Sarcasm is the drug of choice of the Internet, and it’s beloved by vaguely immature bloggers like myself. Usually, more grown-up bloggers like Scott Henson at Grits For Breakfast tend to eschew the stuff in favor of “facts” and “well-sourced opinions” and “probing questions”, however, and that’s cool, too. It’s a big Internet, and there’s room for everything.

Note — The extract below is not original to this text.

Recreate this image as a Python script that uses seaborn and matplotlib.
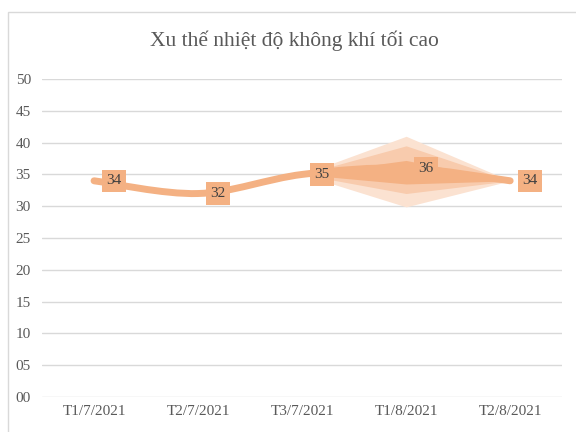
import numpy as np
import matplotlib
matplotlib.use("Agg")
import matplotlib.pyplot as plt
from matplotlib.path import Path
from matplotlib.patches import PathPatch, Rectangle
import seaborn as sns

# --- DATA ---
periods = ["T1/7/2021", "T2/7/2021", "T3/7/2021", "T1/8/2021", "T2/8/2021"]
temps = [34, 32, 35, 36, 34]

# forecast fan (T3/7 -> T2/8)
fan_periods = ["T3/7/2021", "T1/8/2021", "T2/8/2021"]
fan_outer_hi = [35, 41.0, 34]
fan_outer_lo = [35, 29.9, 34]
fan_mid_hi = [35, 39.5, 34]
fan_mid_lo = [35, 32.0, 34]
fan_inner_hi = [35, 37.2, 34]
fan_inner_lo = [35, 33.5, 34]

y_ticks = [0, 5, 10, 15, 20, 25, 30, 35, 40, 45, 50]
y_labels = ["00", "05", "10", "15", "20", "25", "30", "35", "40", "45", "50"]

title = "Xu thế nhiệt độ không khí tối cao"

# --- STYLE ---
sns.set_theme(style="white")
plt.rcParams['font.family'] = ['Liberation Serif', 'DejaVu Serif']
line_color = "#F4B183"
text_color = "#595959"
grid_color = "#D9D9D9"


def smooth_path(xs, ys):
    # Catmull-Rom style bezier through the data points (like Excel smoothing)
    pts = np.column_stack([xs, ys]).astype(float)
    ext = np.vstack([pts[0], pts, pts[-1]])
    verts = [pts[0]]
    codes = [Path.MOVETO]
    for i in range(len(pts) - 1):
        p0, p1, p2, p3 = ext[i], ext[i + 1], ext[i + 2], ext[i + 3]
        c1 = p1 + (p2 - p0) / 6.0
        c2 = p2 - (p3 - p1) / 6.0
        verts += [c1, c2, p2]
        codes += [Path.CURVE4] * 3
    return Path(verts, codes)


fig = plt.figure(figsize=(5.76, 4.32), dpi=100)
ax = fig.add_axes([0.073, 0.081, 0.903, 0.736])

x = np.arange(len(periods))
fx = np.array([periods.index(p) for p in fan_periods])

# fan layers
ax.fill_between(fx, fan_outer_lo, fan_outer_hi, color="#FBE2D1", lw=0, zorder=2)
ax.fill_between(fx, fan_mid_lo, fan_mid_hi, color="#F8CBAD", lw=0, zorder=2)
ax.fill_between(fx, fan_inner_lo, fan_inner_hi, color="#F4B183", lw=0, zorder=2)

# smoothed main line
line = PathPatch(smooth_path(x, temps), fill=False, ec=line_color, lw=5,
                 capstyle="round", joinstyle="round", zorder=3)
ax.add_patch(line)

# data labels
for xi, v in zip(x, temps):
    ax.text(xi + 0.19, v, str(v), ha="center", va="center", fontsize=11,
            color="#404040", zorder=5,
            bbox=dict(boxstyle="square,pad=0.3", fc=line_color, ec="none"))

ax.set_xlim(-0.5, len(periods) - 0.5)
ax.set_ylim(0, 50)
ax.set_xticks(x)
ax.set_xticklabels(periods, fontsize=11, color=text_color)
ax.set_yticks(y_ticks)
ax.set_yticklabels(y_labels, fontsize=11, color=text_color)
ax.tick_params(axis="both", length=0)
ax.tick_params(axis="y", pad=8)
ax.tick_params(axis="x", pad=6)
ax.yaxis.grid(True, color=grid_color, lw=1)
ax.xaxis.grid(False)
ax.set_axisbelow(True)
sns.despine(ax=ax, left=True, bottom=True)

fig.text(294 / 576, 1 - 41 / 432, title, ha="center", va="center",
         fontsize=15.5, color=text_color)

# chart area border
fig.add_artist(Rectangle((8 / 576, -0.1), 1.2, 1.1 - 12 / 432,
                         transform=fig.transFigure, fill=False,
                         ec=grid_color, lw=1))

fig.savefig("out.png", dpi=100)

But sometimes, you get a story that’s so absurd that even a usually level-head like Henson has no choice but to lampoon it for its on-the-surface absurdity. Such was the case with his post on Forensic Science Commission Chairman John Bradley’s response to Rodger Jones of the Dallas Morning News, when the reporter sent him a series of questions about the Cameron Todd Willingham case. Bradley’s response, incidentally, was that Jones’ questions sounded like they were written by “a New York lawyer*”, and thus he would not deign to answer them. Only people who talk like Real Texans(TM) without legal education are worthy of responses from our public servants about whether or not an innocent man was executed on flimsy evidence, apparently.

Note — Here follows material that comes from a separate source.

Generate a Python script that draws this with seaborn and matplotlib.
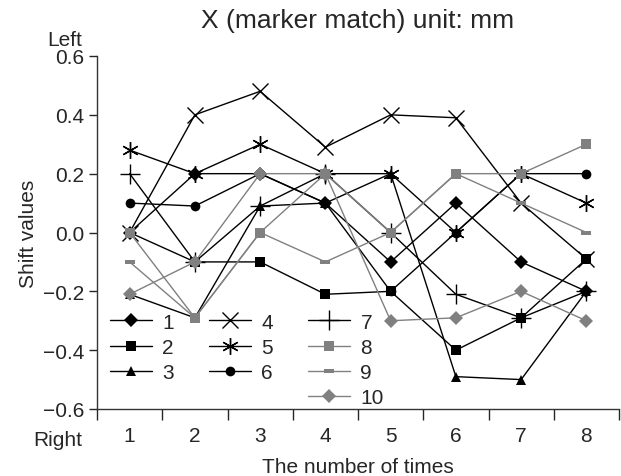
import numpy as np
import pandas as pd
import matplotlib
matplotlib.use("Agg")
import matplotlib.pyplot as plt
import seaborn as sns

# ---------------------------
# Data
# ---------------------------

times = [1, 2, 3, 4, 5, 6, 7, 8]

s1 = [0.0, 0.2, 0.2, 0.1, -0.1, 0.1, -0.1, -0.2]
s2 = [0.0, -0.1, -0.1, -0.21, -0.2, -0.4, -0.29, -0.09]
s3 = [-0.21, -0.29, 0.09, 0.1, 0.2, -0.49, -0.5, -0.2]
s4 = [0.0, 0.4, 0.48, 0.29, 0.4, 0.39, 0.1, -0.09]
s5 = [0.28, 0.2, 0.3, 0.2, 0.2, 0.0, 0.2, 0.1]
s6 = [0.1, 0.09, 0.2, 0.1, -0.2, 0.0, 0.2, 0.2]
s7 = [0.2, -0.1, 0.09, 0.2, 0.0, -0.21, -0.29, -0.2]
s8 = [0.0, -0.29, 0.0, 0.2, 0.0, 0.2, 0.2, 0.3]
s9 = [-0.1, -0.29, 0.0, -0.1, 0.0, 0.2, 0.1, 0.0]
s10 = [-0.21, -0.1, 0.2, 0.2, -0.3, -0.29, -0.2, -0.3]

series_labels = ["1", "2", "3", "4", "5", "6", "7", "8", "9", "10"]
y_ticks = [-0.6, -0.4, -0.2, 0.0, 0.2, 0.4, 0.6]
y_ticklabels = ["\u22120.6", "\u22120.4", "\u22120.2", "0.0", "0.2", "0.4", "0.6"]

# ---------------------------
# Styles
# ---------------------------

BLACK = "black"
GRAY = "#808080"
small_rect = [(-1, -0.5), (1, -0.5), (1, 0.5), (-1, 0.5), (-1, -0.5)]

styles = [
    dict(color=BLACK, marker="D", ms=7, mew=0),
    dict(color=BLACK, marker="s", ms=6.5, mew=0),
    dict(color=BLACK, marker="^", ms=7.5, mew=0),
    dict(color=BLACK, marker="x", ms=11, mew=1.0),
    dict(color=BLACK, marker=(6, 2, 0), ms=12, mew=1.0),
    dict(color=BLACK, marker="o", ms=7, mew=0),
    dict(color=BLACK, marker="+", ms=14, mew=1.0),
    dict(color=GRAY, marker="s", ms=6.5, mew=0),
    dict(color=GRAY, marker=small_rect, ms=7, mew=0),
    dict(color=GRAY, marker="D", ms=7, mew=0),
]

sns.set_style("ticks")
plt.rcParams["font.family"] = ["Liberation Sans", "DejaVu Sans"]

fig = plt.figure(figsize=(6.21, 4.77), dpi=100)
ax = fig.add_axes([97 / 621, 1 - 410 / 477, 522 / 621, 353 / 477])

all_series = [s1, s2, s3, s4, s5, s6, s7, s8, s9, s10]
handles = {}
for lab, vals, st in zip(series_labels, all_series, styles):
    df = pd.DataFrame({"time": times, "shift": vals})
    sns.lineplot(data=df, x="time", y="shift", ax=ax, color=st["color"],
                 marker=st["marker"], markersize=st["ms"], markeredgewidth=st["mew"],
                 markeredgecolor=st["color"], markerfacecolor=st["color"],
                 linewidth=1.0, label=lab, legend=False, clip_on=False)
    handles[lab] = ax.lines[-1]

# ---------------------------
# Axes
# ---------------------------

ax.set_xlim(0.5, 8.5)
ax.set_ylim(-0.6, 0.6)
sns.despine(ax=ax)
for sp in ["left", "bottom"]:
    ax.spines[sp].set_linewidth(1.0)
    ax.spines[sp].set_color("#333333")

ax.set_yticks(y_ticks)
ax.set_yticklabels(y_ticklabels)
ax.set_xticks(np.arange(0.5, 9, 1))
ax.set_xticklabels([])
ax.set_xticks(times, minor=True)
ax.set_xticklabels([str(t) for t in times], minor=True)
ax.tick_params(axis="x", which="major", length=8, width=1.0, direction="out")
ax.tick_params(axis="x", which="minor", length=0, pad=12, labelsize=15)
ax.tick_params(axis="y", length=6, width=1.0, labelsize=15, pad=3)

ax.set_xlabel("The number of times", fontsize=15, labelpad=9)
ax.set_ylabel("Shift values", fontsize=15, labelpad=4)
fig.text(358 / 621, 1 - 21 / 477, "X (marker match) unit: mm", fontsize=19,
         ha="center", va="center")
fig.text(65 / 621, 1 - 40 / 477, "Left", fontsize=15, ha="center", va="center")
fig.text(58 / 621, 1 - 441 / 477, "Right", fontsize=15, ha="center", va="center")

# legend: 3 columns (1-3, 4-6, 7-10), blanks to fill the grid
blank = plt.Line2D([], [], linestyle="none")
order = ["1", "2", "3", None, "4", "5", "6", None, "7", "8", "9", "10"]
leg_h = [handles[k] if k else blank for k in order]
leg_l = [k if k else "" for k in order]
ax.legend(leg_h, leg_l, ncol=3, loc="upper left", bbox_to_anchor=(0.025, 0.273),
          frameon=False, fontsize=15, handlelength=2.0, handletextpad=0.5,
          columnspacing=1.7, labelspacing=0.3, borderpad=0, borderaxespad=0)

fig.savefig("out.png", dpi=100)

Anyway, Grits has the speculative responses that we’re all pretty sure Bradley would have written, had Jones’ language had less of a Yankee lawyer patois to it:
5. Experts say hundreds of arson defendants have been convicted based on similarly outmoded standards. How should the commission or state fire marshal address that claim?
JB: With smirks, sarcasm and derision. As far as I’m concerned, if they were convicted, they’re guilty. Post-conviction exonerations are for pussies.
6. Why did the committee of four commissioners working on the Willingham case meet in private? Shouldn’t the public be aware of factors that members weighed in recommending no negligence?
JB: Duh! Because if we meet in secret we can’t be held accountable for anything we say or do. Are you new?
Yeah, it’s sarcastic and all, but you know what’s really sad? it’s not actually much different from the way that Bradley responded to the very request that he answer questions at all.
I generally don’t subscribe to the notion that, if there’s a refusal to provide information, you can extrapolate that someone is lying and whatever weird conspiracy theory you favor must therefore be true (see: 9/11 Truth, Obama’s birth certificate, etc), but in this case, you can be forgiven for concluding that, if the Forensic Science Commission tasked with finding the truth will refuse questions (sent from a Dallas newspaper) because they’re too New York lawyer-y, they’re probably afraid of what the answers really are.